United States health secretary, Alex Azar, on Friday said that the country could start injecting the first Americans with the Pfizer-BioNTech COVID-19 vaccine by Monday. Azar told news channels that final details were being ironed out, after an expert committee convened by regulators voted to grant the two-dose regimen emergency approval for people aged 16 and over, news agency AFP reported.
Azar said that authorities were working with Pfizer on logistics and “could be seeing people get vaccinated Monday, Tuesday of next week.”
The USFDA had issued a statement last night saying it had told Pfizer it would now “rapidly work toward finalisation and issuance of an emergency use authorisation.”
“So, it’s very close.
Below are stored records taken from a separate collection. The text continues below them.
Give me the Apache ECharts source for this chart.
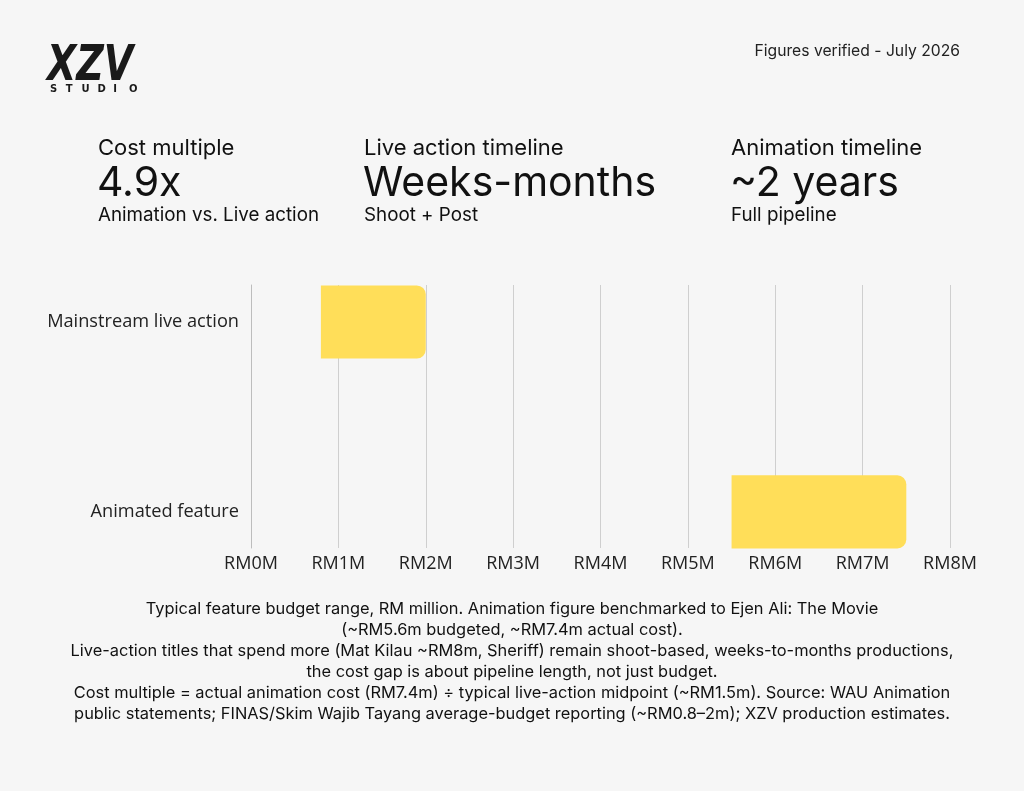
<!DOCTYPE html>
<html>
<head>
<meta charset="utf-8">
<script src="https://cdn.jsdelivr.net/npm/echarts@6/dist/echarts.min.js"></script>
<style>
  html, body { margin: 0; padding: 0; background: #f6f6f6; }
  #main { width: 1024px; height: 791px; }
</style>
</head>
<body>
<div id="main"></div>
<script>
// data
var categories = ['Mainstream live action', 'Animated feature'];
var rangeStart = [0.8, 5.5];
var rangeEnd = [2.0, 7.5];
var xTicks = [0, 1, 2, 3, 4, 5, 6, 7, 8];

var footnote = [
    'Typical feature budget range, RM million. Animation figure benchmarked to Ejen Ali: The Movie',
    '(~RM5.6m budgeted, ~RM7.4m actual cost).',
    'Live-action titles that spend more (Mat Kilau ~RM8m, Sheriff) remain shoot-based, weeks-to-months productions,',
    'the cost gap is about pipeline length, not just budget.',
    'Cost multiple = actual animation cost (RM7.4m) \u00f7 typical live-action midpoint (~RM1.5m). Source: WAU Animation',
    'public statements; FINAS/Skim Wajib Tayang average-budget reporting (~RM0.8\u20132m); XZV production estimates.'
];

var headFont = 'Inter, "Open Sans", sans-serif';
var axisFont = '"Open Sans", "Noto Sans", sans-serif';

(function () {
    var chart = echarts.init(document.getElementById('main'));

    var barData = categories.map(function (name, i) {
        return [rangeStart[i], rangeEnd[i], i];
    });

    // header blocks: label / big figure / caption
    var blocks = [
        { x: 98, a: 'Cost multiple', b: '4.9x', c: 'Animation vs. Live action' },
        { x: 364, a: 'Live action timeline', b: 'Weeks-months', c: 'Shoot + Post' },
        { x: 731, a: 'Animation timeline', b: '~2 years', c: 'Full pipeline' }
    ];
    var graphics = [];
    blocks.forEach(function (bk) {
        graphics.push({ type: 'text', x: bk.x, y: 148, style: { text: bk.a, font: '400 22px ' + headFont, fill: '#111', verticalAlign: 'middle' } });
        graphics.push({ type: 'text', x: bk.x - 1, y: 184, style: { text: bk.b, font: '400 41px ' + headFont, fill: '#111', verticalAlign: 'middle' } });
        graphics.push({ type: 'text', x: bk.x, y: 215, style: { text: bk.c, font: '400 18.8px ' + headFont, fill: '#111', verticalAlign: 'middle' } });
    });

    // logo
    graphics.push({ type: 'text', x: 47, y: 42, scaleY: 1.3, style: { text: 'XZV', font: 'italic 900 38px "DejaVu Sans", sans-serif', fill: '#1a1a1a' } });
    'STUDIO'.split('').forEach(function (ch, i) {
        graphics.push({ type: 'text', x: 50 + i * 15.8, y: 84, style: { text: ch, font: '700 10px "DejaVu Sans", sans-serif', fill: '#1a1a1a' } });
    });

    graphics.push({ type: 'text', x: 960, y: 51, style: { text: 'Figures verified - July 2026', font: '400 15.7px ' + headFont, fill: '#222', align: 'right', verticalAlign: 'middle' } });

    graphics.push({
        type: 'text', x: 512, y: 599,
        style: {
            text: footnote.join('\n'), font: '400 16.4px ' + headFont, fill: '#111',
            align: 'center', verticalAlign: 'top', lineHeight: 21
        }
    });

    var option = {
        backgroundColor: '#f6f6f6',
        animation: false,
        grid: { left: 251, right: 74, top: 285, bottom: 243 },
        xAxis: {
            type: 'value',
            min: 0,
            max: 8,
            interval: 1,
            axisLine: { show: false },
            axisTick: { show: false },
            axisLabel: {
                formatter: function (v) { return 'RM' + v + 'M'; },
                customValues: xTicks,
                margin: 7,
                fontSize: 18,
                fontFamily: axisFont,
                color: '#222'
            },
            splitLine: { show: true, lineStyle: { color: '#cfcfcf', width: 1 } }
        },
        yAxis: {
            type: 'value',
            inverse: true,
            min: -0.195,
            max: 1.19,
            axisLine: { show: true, lineStyle: { color: '#bdbdbd' } },
            axisTick: { show: false },
            splitLine: { show: false },
            axisLabel: {
                customValues: [0, 1],
                margin: 12,
                fontSize: 18.2,
                fontFamily: axisFont,
                color: '#222',
                formatter: function (v) { return categories[Math.round(v)] || ''; }
            }
        },
        series: [{
            type: 'custom',
            data: barData,
            encode: { x: [0, 1], y: 2 },
            renderItem: function (params, api) {
                var p0 = api.coord([api.value(0), api.value(2)]);
                var p1 = api.coord([api.value(1), api.value(2)]);
                var h = api.size([0, 0.385])[1];
                return {
                    type: 'rect',
                    shape: { x: p0[0], y: p0[1] - h / 2, width: p1[0] - p0[0], height: h, r: [0, 9, 9, 0] },
                    style: { fill: '#ffde59' }
                };
            }
        }],
        graphic: graphics
    };
    chart.setOption(option);
})();
</script>
</body>
</html>
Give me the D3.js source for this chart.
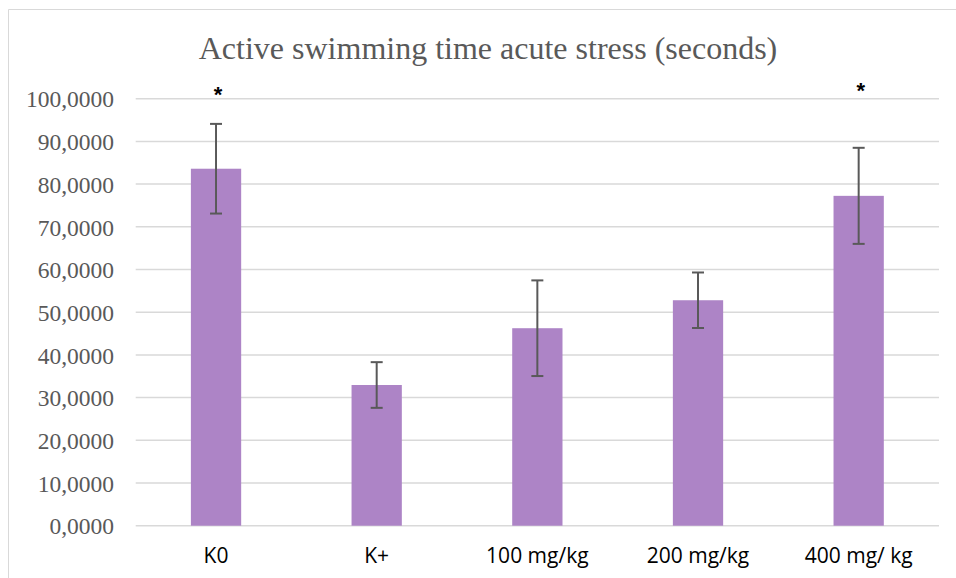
<!DOCTYPE html>
<html><head><meta charset="utf-8">
<script src="https://cdn.jsdelivr.net/npm/d3@7"></script>
<style>body{margin:0;background:#fff;} svg{display:block;}</style>
</head><body>
<svg id="c" width="956" height="578"></svg>
<script>
const categories = ["K0", "K+", "100 mg/kg", "200 mg/kg", "400 mg/ kg"];
const means = [83.6, 32.95, 46.25, 52.8, 77.25];
const errors = [10.5, 5.35, 11.2, 6.5, 11.25];
const significant = [true, false, false, false, true];
const yTicks = [0, 10, 20, 30, 40, 50, 60, 70, 80, 90, 100];
const title = "Active swimming time acute stress (seconds)";

const svg = d3.select("#c");
const W = 956, H = 578;
const m = {left: 135.7, right: 17, top: 98.7, bottom: 52.3};

// frame
svg.append("path").attr("d", `M8.5,${H} L8.5,9.5 L${W},9.5`)
  .attr("fill", "none").attr("stroke", "#d9d9d9").attr("stroke-width", 1);

const x = d3.scaleBand().domain(categories).range([m.left, W - m.right]).paddingInner(0.687).paddingOuter(0.3435);
const y = d3.scaleLinear().domain([0, 100]).range([H - m.bottom, m.top]);

// gridlines
svg.append("g").selectAll("line").data(yTicks).join("line")
  .attr("x1", m.left).attr("x2", W - m.right)
  .attr("y1", d => y(d)).attr("y2", d => y(d))
  .attr("stroke", "#d9d9d9").attr("stroke-width", 1.5);

// y axis labels
const yAxis = d3.axisLeft(y).tickValues(yTicks).tickSize(0).tickPadding(0)
  .tickFormat(d => d3.format(".4f")(d).replace(".", ","));
const gy = svg.append("g").attr("transform", `translate(114,0)`).call(yAxis);
gy.select(".domain").remove();
gy.selectAll("text").attr("font-family", "Liberation Serif, Times New Roman, serif")
  .attr("font-size", 23.5).attr("fill", "#595959").attr("dy", "0.35em");

// bars
svg.append("g").selectAll("rect").data(categories).join("rect")
  .attr("x", d => x(d)).attr("width", x.bandwidth())
  .attr("y", (d, i) => y(means[i])).attr("height", (d, i) => y(0) - y(means[i]))
  .attr("fill", "#ad84c6");

// error bars
const eg = svg.append("g").attr("stroke", "#595959").attr("stroke-width", 2);
categories.forEach((c, i) => {
  const cx = x(c) + x.bandwidth() / 2;
  const t = y(means[i] + errors[i]), b = y(means[i] - errors[i]);
  eg.append("line").attr("x1", cx).attr("x2", cx).attr("y1", t).attr("y2", b);
  eg.append("line").attr("x1", cx - 6).attr("x2", cx + 6).attr("y1", t).attr("y2", t);
  eg.append("line").attr("x1", cx - 6).attr("x2", cx + 6).attr("y1", b).attr("y2", b);
});

// significance asterisks
svg.append("g").selectAll("text").data(categories.filter((c, i) => significant[i])).join("text")
  .attr("x", d => x(d) + x.bandwidth() / 2 + 2)
  .attr("y", (d, i) => i === 0 ? 102 : 98)
  .attr("text-anchor", "middle")
  .attr("font-family", "Liberation Sans, Arial, sans-serif").attr("font-weight", "bold")
  .attr("font-size", 22).attr("fill", "#000").text("*");

// x axis labels
const xAxis = d3.axisBottom(x).tickSize(0).tickPadding(0);
const gx = svg.append("g").attr("transform", `translate(0,${y(0)})`).call(xAxis);
gx.select(".domain").remove();
gx.selectAll("text").attr("font-family", "Open Sans, sans-serif").attr("font-size", 21)
  .attr("fill", "#000").attr("dy", 0).attr("y", 37);

// title
svg.append("text").attr("x", 488).attr("y", 59)
  .attr("text-anchor", "middle")
  .attr("font-family", "Liberation Serif, Times New Roman, serif")
  .attr("font-size", 32).attr("fill", "#595959").text(title);
</script>
</body></html>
It’s really just the last dotting of I’s and crossing of T’s,” he added.
Those outstanding matters include getting a fact sheet ready for doctors, Azar told Fox Business.
Once the vaccine receives an Emergency Use Authorization (EUA), the federal government’s Operation Warp Speed program will oversee its distribution to thousands of sites across the country.
Before that happens, a committee from the Centers for Disease Control and Prevention (CDC) also has to recommend the vaccine, then the agency itself has to accept that recommendation.
The first of these meetings takes place on Friday and the second on Sunday, but they are at this stage viewed as pro forma.
Thursday’s expert committee voted 17 in favor, four against, with one abstention, on the matter of approving Pfizer’s vaccine, which a clinical trial has shown to be 95 %.
Next week, an FDA committee will meet to consider a second vaccine, developed by Moderna and the National Institutes of Health.
The US hopes to immunise 20 million people this month, 100 million by February, and the whole population by June.
Long-term care facility residents and health care workers are at the front of the line.